(Stored data)
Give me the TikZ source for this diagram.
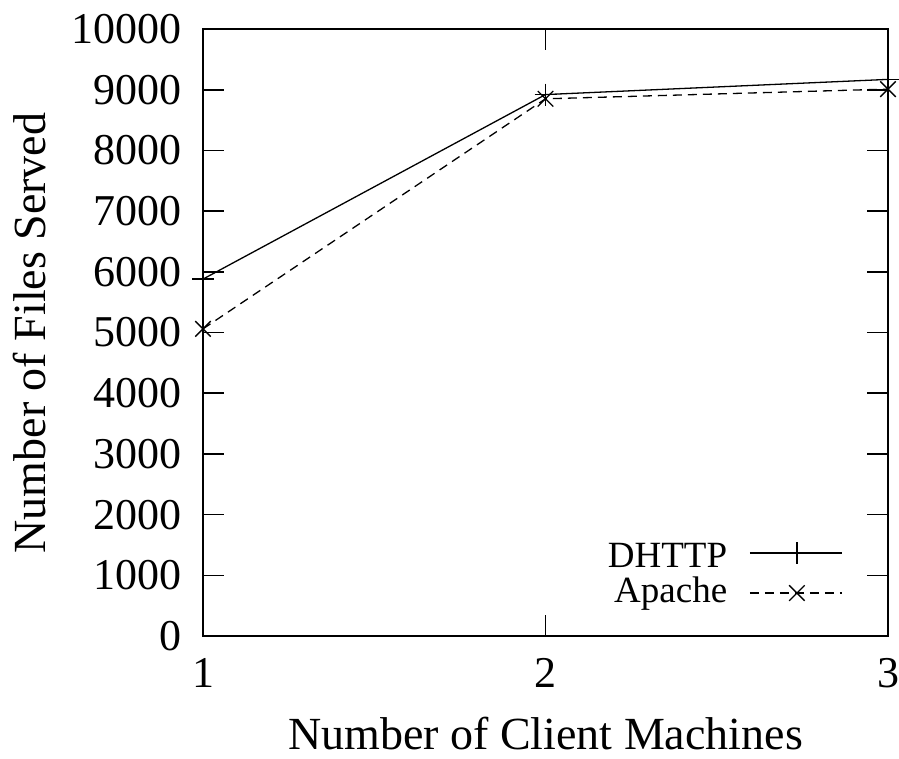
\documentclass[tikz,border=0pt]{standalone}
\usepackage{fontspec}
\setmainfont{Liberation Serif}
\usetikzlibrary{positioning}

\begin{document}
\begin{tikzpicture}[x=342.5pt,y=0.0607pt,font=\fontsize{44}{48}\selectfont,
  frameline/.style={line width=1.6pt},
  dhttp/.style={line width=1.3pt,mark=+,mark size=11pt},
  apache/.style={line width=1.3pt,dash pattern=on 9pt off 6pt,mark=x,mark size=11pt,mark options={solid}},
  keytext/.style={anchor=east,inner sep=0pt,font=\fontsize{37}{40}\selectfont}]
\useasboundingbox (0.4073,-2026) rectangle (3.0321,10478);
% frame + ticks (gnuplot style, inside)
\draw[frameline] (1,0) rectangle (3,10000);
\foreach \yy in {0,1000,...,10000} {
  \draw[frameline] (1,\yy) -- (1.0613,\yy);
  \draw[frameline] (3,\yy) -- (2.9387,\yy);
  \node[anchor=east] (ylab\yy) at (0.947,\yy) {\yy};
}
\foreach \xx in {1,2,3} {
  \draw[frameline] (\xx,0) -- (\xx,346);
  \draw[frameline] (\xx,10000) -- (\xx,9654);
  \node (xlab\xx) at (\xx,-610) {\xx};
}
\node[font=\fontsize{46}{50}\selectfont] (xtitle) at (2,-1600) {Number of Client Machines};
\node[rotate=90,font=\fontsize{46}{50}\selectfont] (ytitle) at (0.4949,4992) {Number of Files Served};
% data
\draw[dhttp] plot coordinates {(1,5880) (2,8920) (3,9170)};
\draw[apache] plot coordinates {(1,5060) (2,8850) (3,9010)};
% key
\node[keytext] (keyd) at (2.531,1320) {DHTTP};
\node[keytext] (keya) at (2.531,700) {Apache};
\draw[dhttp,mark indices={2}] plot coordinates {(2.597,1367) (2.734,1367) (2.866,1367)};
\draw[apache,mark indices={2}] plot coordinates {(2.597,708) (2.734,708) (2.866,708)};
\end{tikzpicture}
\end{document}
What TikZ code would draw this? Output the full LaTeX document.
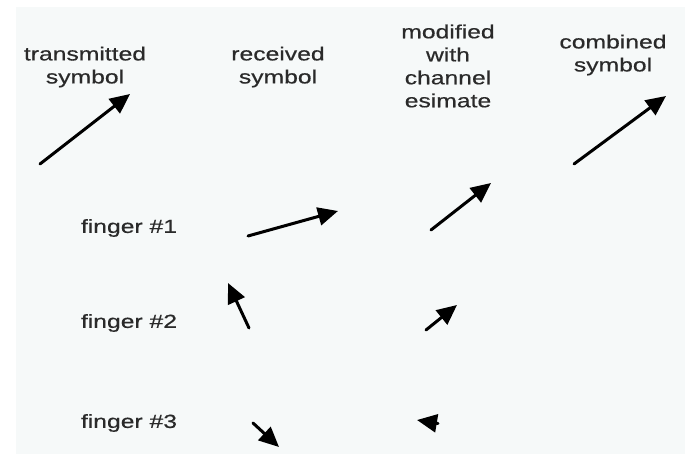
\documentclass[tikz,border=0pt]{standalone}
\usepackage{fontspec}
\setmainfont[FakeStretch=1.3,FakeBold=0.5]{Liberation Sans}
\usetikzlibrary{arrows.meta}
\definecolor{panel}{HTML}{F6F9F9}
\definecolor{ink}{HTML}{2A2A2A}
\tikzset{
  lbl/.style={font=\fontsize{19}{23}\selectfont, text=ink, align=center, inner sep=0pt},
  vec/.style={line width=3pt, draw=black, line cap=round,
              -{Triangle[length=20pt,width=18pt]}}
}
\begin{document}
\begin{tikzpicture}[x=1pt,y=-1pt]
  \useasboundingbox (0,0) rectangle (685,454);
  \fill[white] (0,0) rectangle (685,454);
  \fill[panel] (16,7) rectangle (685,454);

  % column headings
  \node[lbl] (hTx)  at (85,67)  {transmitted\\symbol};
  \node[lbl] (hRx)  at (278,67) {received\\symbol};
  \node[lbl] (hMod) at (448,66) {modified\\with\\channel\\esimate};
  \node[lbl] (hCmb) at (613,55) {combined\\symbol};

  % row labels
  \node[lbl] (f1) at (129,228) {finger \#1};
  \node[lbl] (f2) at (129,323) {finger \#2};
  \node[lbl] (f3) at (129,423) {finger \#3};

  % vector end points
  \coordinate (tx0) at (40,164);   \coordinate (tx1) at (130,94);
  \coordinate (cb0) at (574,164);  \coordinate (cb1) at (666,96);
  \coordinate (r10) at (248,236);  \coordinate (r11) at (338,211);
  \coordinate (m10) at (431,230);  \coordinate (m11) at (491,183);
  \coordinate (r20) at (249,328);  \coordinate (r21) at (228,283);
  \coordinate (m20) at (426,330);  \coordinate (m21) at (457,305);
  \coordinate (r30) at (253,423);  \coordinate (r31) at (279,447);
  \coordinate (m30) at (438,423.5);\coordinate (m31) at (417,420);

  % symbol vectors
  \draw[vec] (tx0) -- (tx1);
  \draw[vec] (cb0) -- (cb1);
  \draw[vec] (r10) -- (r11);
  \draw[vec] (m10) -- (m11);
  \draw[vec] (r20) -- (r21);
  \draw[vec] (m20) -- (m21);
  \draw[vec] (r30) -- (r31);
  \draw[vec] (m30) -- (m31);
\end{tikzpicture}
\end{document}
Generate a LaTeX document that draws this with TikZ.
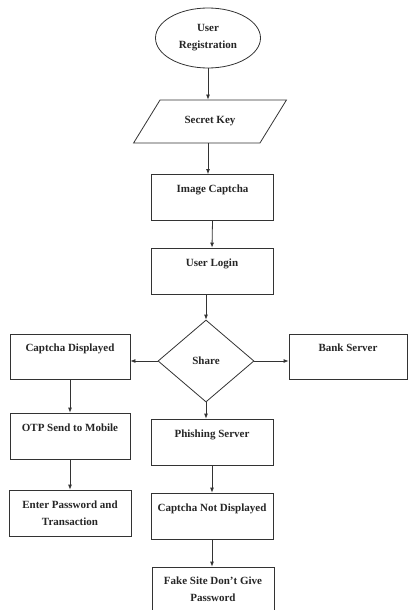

» **EXERCISE BRIEF**
Reproduce every record word for word. The copy must contain no pictures.

» **REPLY TO THE TASK**
Give me the TikZ source for this diagram.
\documentclass[tikz,border=0pt]{standalone}
\usepackage{fontspec}
\setmainfont{Liberation Serif}
\usetikzlibrary{positioning}

\begin{document}
\begin{tikzpicture}[x=342.5pt,y=0.0607pt,font=\fontsize{44}{48}\selectfont,
  frameline/.style={line width=1.6pt},
  dhttp/.style={line width=1.3pt,mark=+,mark size=11pt},
  apache/.style={line width=1.3pt,dash pattern=on 9pt off 6pt,mark=x,mark size=11pt,mark options={solid}},
  keytext/.style={anchor=east,inner sep=0pt,font=\fontsize{37}{40}\selectfont}]
\useasboundingbox (0.4073,-2026) rectangle (3.0321,10478);
% frame + ticks (gnuplot style, inside)
\draw[frameline] (1,0) rectangle (3,10000);
\foreach \yy in {0,1000,...,10000} {
  \draw[frameline] (1,\yy) -- (1.0613,\yy);
  \draw[frameline] (3,\yy) -- (2.9387,\yy);
  \node[anchor=east] (ylab\yy) at (0.947,\yy) {\yy};
}
\foreach \xx in {1,2,3} {
  \draw[frameline] (\xx,0) -- (\xx,346);
  \draw[frameline] (\xx,10000) -- (\xx,9654);
  \node (xlab\xx) at (\xx,-610) {\xx};
}
\node[font=\fontsize{46}{50}\selectfont] (xtitle) at (2,-1600) {Number of Client Machines};
\node[rotate=90,font=\fontsize{46}{50}\selectfont] (ytitle) at (0.4949,4992) {Number of Files Served};
% data
\draw[dhttp] plot coordinates {(1,5880) (2,8920) (3,9170)};
\draw[apache] plot coordinates {(1,5060) (2,8850) (3,9010)};
% key
\node[keytext] (keyd) at (2.531,1320) {DHTTP};
\node[keytext] (keya) at (2.531,700) {Apache};
\draw[dhttp,mark indices={2}] plot coordinates {(2.597,1367) (2.734,1367) (2.866,1367)};
\draw[apache,mark indices={2}] plot coordinates {(2.597,708) (2.734,708) (2.866,708)};
\end{tikzpicture}
\end{document}
What TikZ code would draw this? Output the full LaTeX document.
\documentclass[tikz,border=0pt]{standalone}
\usepackage{fontspec}
\setmainfont[FakeStretch=1.3,FakeBold=0.5]{Liberation Sans}
\usetikzlibrary{arrows.meta}
\definecolor{panel}{HTML}{F6F9F9}
\definecolor{ink}{HTML}{2A2A2A}
\tikzset{
  lbl/.style={font=\fontsize{19}{23}\selectfont, text=ink, align=center, inner sep=0pt},
  vec/.style={line width=3pt, draw=black, line cap=round,
              -{Triangle[length=20pt,width=18pt]}}
}
\begin{document}
\begin{tikzpicture}[x=1pt,y=-1pt]
  \useasboundingbox (0,0) rectangle (685,454);
  \fill[white] (0,0) rectangle (685,454);
  \fill[panel] (16,7) rectangle (685,454);

  % column headings
  \node[lbl] (hTx)  at (85,67)  {transmitted\\symbol};
  \node[lbl] (hRx)  at (278,67) {received\\symbol};
  \node[lbl] (hMod) at (448,66) {modified\\with\\channel\\esimate};
  \node[lbl] (hCmb) at (613,55) {combined\\symbol};

  % row labels
  \node[lbl] (f1) at (129,228) {finger \#1};
  \node[lbl] (f2) at (129,323) {finger \#2};
  \node[lbl] (f3) at (129,423) {finger \#3};

  % vector end points
  \coordinate (tx0) at (40,164);   \coordinate (tx1) at (130,94);
  \coordinate (cb0) at (574,164);  \coordinate (cb1) at (666,96);
  \coordinate (r10) at (248,236);  \coordinate (r11) at (338,211);
  \coordinate (m10) at (431,230);  \coordinate (m11) at (491,183);
  \coordinate (r20) at (249,328);  \coordinate (r21) at (228,283);
  \coordinate (m20) at (426,330);  \coordinate (m21) at (457,305);
  \coordinate (r30) at (253,423);  \coordinate (r31) at (279,447);
  \coordinate (m30) at (438,423.5);\coordinate (m31) at (417,420);

  % symbol vectors
  \draw[vec] (tx0) -- (tx1);
  \draw[vec] (cb0) -- (cb1);
  \draw[vec] (r10) -- (r11);
  \draw[vec] (m10) -- (m11);
  \draw[vec] (r20) -- (r21);
  \draw[vec] (m20) -- (m21);
  \draw[vec] (r30) -- (r31);
  \draw[vec] (m30) -- (m31);
\end{tikzpicture}
\end{document}
Generate a LaTeX document that draws this with TikZ.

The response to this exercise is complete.